US Vice President Mike Pence, left, with US President Donald Trump. Picture: Getty Images

Vice President Mike Pence visited the demilitarized zone between North and South Korea on Monday, stressing that the US’s strategic patience with North Korea was over, and that the US is considering the use of military force.

North Korea’s Vice-Foreign Minister Han Song-ryol shot back just hours later, saying if “the US is planning a military attack against us, we will react with a nuclear pre-emptive strike by our own style and method,” and threatened “all-out war” in response to any US action.

On a call with reporters, the State Department told Business Insider there would be a “significant international response” if North Korea carried out further nuclear testing.

The exchange, while troubling, has become familiar since North Korea’s nuclear and missile testing programs accelerated and President Donald Trump has taken a harder line against the Kim regime.

While experts have said with near unanimity that a US military strike on North Korea would present grave danger or an outright nuclear catastrophe, another option frequently brandished by Trump has been leveraging the US’s trade relationship with China, North Korea’s biggest backer, to act.

But the US may be overestimating China’s pull with Kim Jong Un, according to Jenny Town, the assistant director of the US-Korea Institute and a managing editor at 38 North, a website that brings together experts on North Korea.

“China and North Korea relations have not been great to begin with,” Town told Business Insider. Unlike Kim’s father and predecessor, Kim Jong Un has never been to China to meet with Chinese President Xi Jinping, Town noted.

Town said that, in the past, Beijing could have reined in North Korea. But Kim Jong Un has engaged in killing off senior officials with ties to China, thereby insulating himself. Reuters recently reported that the latest calls from Chinese diplomats to North Korea had gone unanswered.

“In China they’re very frustrated,” said Town. “North Korea has progressed further than what they’re willing to accept” and the provocations coming out of North Korea make the relationship very difficult for the Chinese to manage.

Though White House spokesman Sean Spicer said on Monday that the burgeoning relationship between Xi and Trump has paid off, Town said that the US calling for China to simply shut off the Kim regime from trade is “a naive oversimplistic view of the situation.”

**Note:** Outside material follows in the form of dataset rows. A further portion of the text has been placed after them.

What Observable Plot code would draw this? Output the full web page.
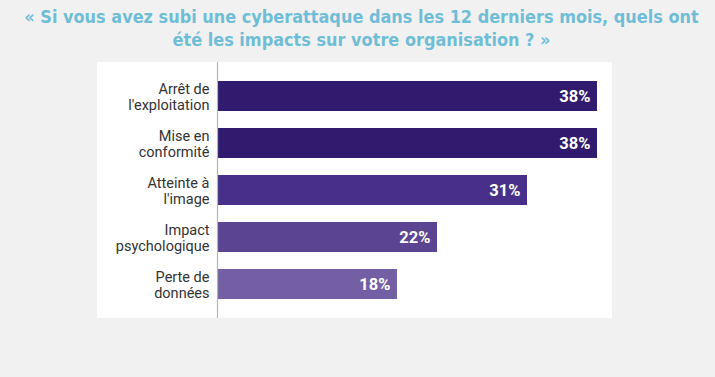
<!DOCTYPE html>
<html>
<head>
<meta charset="utf-8">
<script src="https://cdn.jsdelivr.net/npm/d3@7"></script>
<script src="https://cdn.jsdelivr.net/npm/@observablehq/plot@0.6"></script>
<style>
  html, body { margin: 0; padding: 0; background: #f1f1f1; width: 715px; height: 377px; overflow: hidden; }
  #title { position: absolute; left: 4px; top: 5px; width: 715px; text-align: center;
    font-family: "Liberation Sans Narrow", "DejaVu Sans Condensed", sans-serif; font-weight: bold;
    font-size: 18.5px; line-height: 23px; color: #6fbdd6; transform: scaleX(0.968); transform-origin: 358px 0; }
  #panel { position: absolute; left: 97px; top: 62px; width: 515px; height: 256px; background: #ffffff; }
</style>
</head>
<body>
<div id="title">« Si vous avez subi une cyberattaque dans les 12 derniers mois, quels ont<br>été les impacts sur votre organisation ? »</div>
<div id="panel"></div>
<script>
const categories = ["Arrêt de\nl'exploitation", "Mise en\nconformité", "Atteinte à\nl'image", "Impact\npsychologique", "Perte de\ndonnées"];
const values = [38, 38, 31, 22, 18];
const colors = ["#301b6f", "#301b6f", "#48308a", "#5b4593", "#7360a4"];

const data = categories.map((c, i) => ({category: c, value: values[i], color: colors[i]}));

const chart = Plot.plot({
  width: 515,
  height: 256,
  marginLeft: 120,
  marginRight: 15,
  marginTop: 0,
  marginBottom: 0,
  style: {background: "transparent", fontFamily: "Roboto, sans-serif"},
  x: {domain: [0, 38], axis: null},
  y: {domain: categories, padding: 0.37, label: null},
  marks: [
    Plot.barX(data, {x: "value", y: "category", fill: "color"}),
    Plot.ruleX([0], {stroke: "#b5b5b5", strokeWidth: 1.2}),
    Plot.axisY({tickSize: 0, tickPadding: 8, fontSize: 14.5, lineHeight: 1.1, fill: "#333", label: null}),
    Plot.text(data, {x: "value", y: "category", text: d => d.value + "%", textAnchor: "end", dx: -7,
      fill: "white", fontWeight: "bold", fontSize: 16.5})
  ]
});
document.getElementById("panel").appendChild(chart);
</script>
</body>
</html>
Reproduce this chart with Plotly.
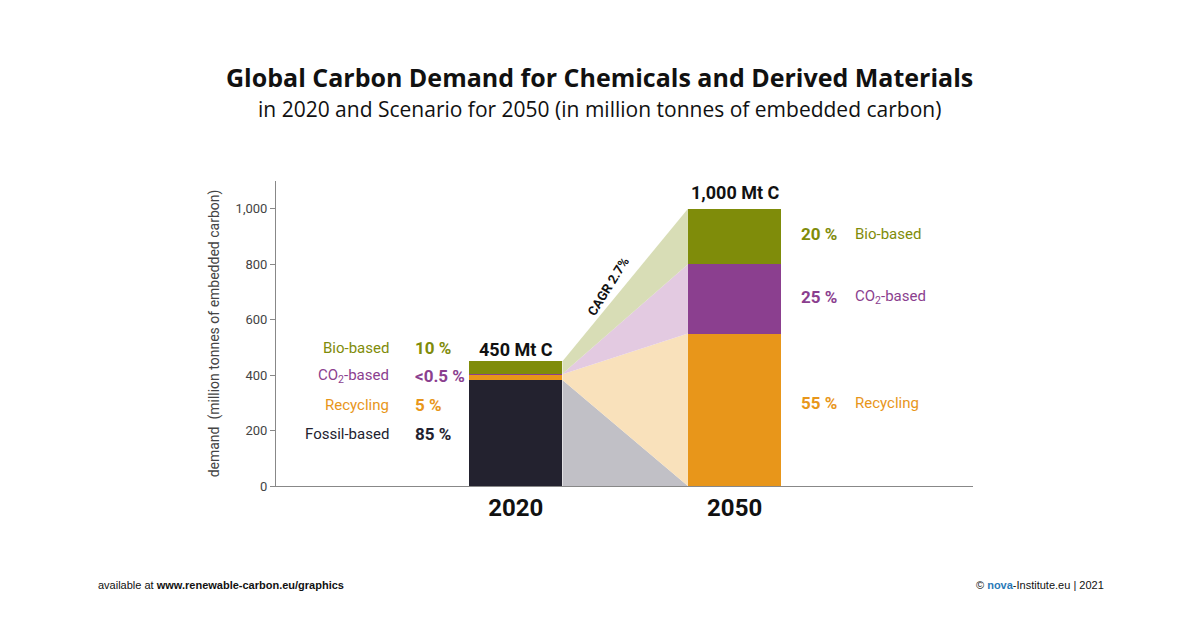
import plotly.graph_objects as go

years = ["2020", "2050"]
xpos = [3.44, 6.58]
width = 1.34
fossil = [382, 0]
recycling = [21, 550]
co2 = [2, 250]
bio = [45, 200]
totals_lbl = ["450 Mt C", "1,000 Mt C"]

C_F, C_R, C_C, C_B = "#23222f", "#e8961a", "#8b3f8f", "#7f8c0a"
L_F, L_R, L_C, L_B = "#c1c0c6", "#f9e1bb", "#e3cae1", "#d8ddb6"
FONT = "Liberation Sans Narrow, Roboto, Arial"
OFF = 7  # page body margin offset

fig = go.Figure()
xl = xpos[0] + width / 2
xr = xpos[1] - width / 2

def cum(i, n):
    s = [fossil[i], recycling[i], co2[i], bio[i]]
    return sum(s[:n])

def fan(n, color):
    y0a, y1a = cum(0, n), cum(0, n + 1)
    y0b, y1b = cum(1, n), cum(1, n + 1)
    fig.add_trace(go.Scatter(x=[xl, xr, xr, xl, xl], y=[y0a, y0b, y1b, y1a, y0a],
                             fill="toself", fillcolor=color, mode="none",
                             hoverinfo="skip", showlegend=False))

for n, c in enumerate([L_F, L_R, L_C, L_B]):
    fan(n, c)

for vals, c in [(fossil, C_F), (recycling, C_R), (co2, C_C), (bio, C_B)]:
    fig.add_trace(go.Bar(x=xpos, y=vals, width=width, marker=dict(color=c, line_width=0),
                         showlegend=False))

fig.update_layout(
    barmode="stack", width=1200, height=630, plot_bgcolor="white", paper_bgcolor="white",
    margin=dict(l=275 - OFF, r=228 + OFF, t=180 - OFF, b=145 + OFF), font=dict(family=FONT, color="#222"),
    xaxis=dict(range=[0, 10], tickvals=xpos, ticktext=["<b>" + y + "</b>" for y in years],
               showline=True, linecolor="#888",
               ticks="", tickfont=dict(size=24, color="#111"),
               showgrid=False, zeroline=False),
    yaxis=dict(range=[0, 1100], tickvals=[0, 200, 400, 600, 800, 1000], tickformat=",",
               showline=True, linecolor="#888", ticks="outside", ticklen=5, tickcolor="#888",
               tickfont=dict(size=13, color="#444"), showgrid=False, zeroline=False,
               title=dict(text="demand  (million tonnes of embedded carbon)",
                          font=dict(size=14, color="#444"), standoff=12)),
)

def px(xp, yp):
    return (xp - 275) / 697, (485 - yp) / 305

def pann(xp, yp, text, size, color, xanchor="center", bold=False, family=FONT, angle=0):
    x, y = px(xp, yp)
    if bold:
        text = "<b>" + text + "</b>"
    fig.add_annotation(x=x, y=y, xref="x domain", yref="y domain", text=text, showarrow=False,
                       font=dict(size=size, color=color, family=family), xanchor=xanchor,
                       yanchor="middle", textangle=angle)

pann(598, 76, "Global Carbon Demand for Chemicals and Derived Materials", 25, "#111", bold=True, family="Open Sans, Arial")
pann(598, 108, "in 2020 and Scenario for 2050 (in million tonnes of embedded carbon)", 21, "#111", family="Open Sans, Arial")

pann(515, 348, totals_lbl[0], 18, "#111", bold=True)
pann(734, 191, totals_lbl[1], 18, "#111", bold=True)
pann(607, 285, "CAGR 2.7%", 13, "#111", bold=True, angle=-58)

rows = [(347, "Bio-based", "10 %", C_B), (375, "CO<sub>2</sub>-based", "<0.5 %", C_C),
        (404, "Recycling", "5 %", C_R), (433, "Fossil-based", "85 %", C_F)]
for yp, name, pct, c in rows:
    pann(390, yp, name, 15, c, xanchor="right")
    pann(412, yp, pct, 17, c, xanchor="left", bold=True)

rrows = [(233, "Bio-based", "20 %", C_B), (296, "CO<sub>2</sub>-based", "25 %", C_C),
         (402, "Recycling", "55 %", C_R)]
for yp, name, pct, c in rrows:
    pann(798, yp, pct, 17, c, xanchor="left", bold=True)
    pann(852, yp, name, 15, c, xanchor="left")

pann(95, 584, "available at <b>www.renewable-carbon.eu/graphics</b>", 11, "#111", xanchor="left", family="Arial")
pann(1105, 584, "© <b><span style='color:#2a7ab8'>nova</span></b>-Institute.eu | 2021", 11, "#111", xanchor="right", family="Arial")

fig.write_html("out.html")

Town said it would be a mistake to assume that North Korea would react to China shutting off trade by crawling back to the table. North Korea could potentially find other trade partners, and even retaliate against China.

“Floods of refugees, some kinds of military coup…. the Chinese aren’t ready yet to take those risks,” said Town.

But while Trump tries to force China’s hand against North Korea, where their leverage may be been overestimated, he refuses to give an inch on the US’s end.

The US lately has completely dismissed unconditional talks with North Korea, instead seeming to float military options with increasing urgency. The US currently has an aircraft carrier off North Korea’s coast and has deployed additional missile defences to South Korea.

“They need to have some level of exploratory talks,” Town said of the Trump administration, noting that they could be undergoing back channel or secret talks. “Until you get to the table you don’t even know what’s on the table.”

The testy back and forth on Monday between Pence and Han, and the decades of threats flying back and forth suggests that a new approach may be warranted.

“Going straight towards threatening military options is just adding fuel to the fire,” said Towns.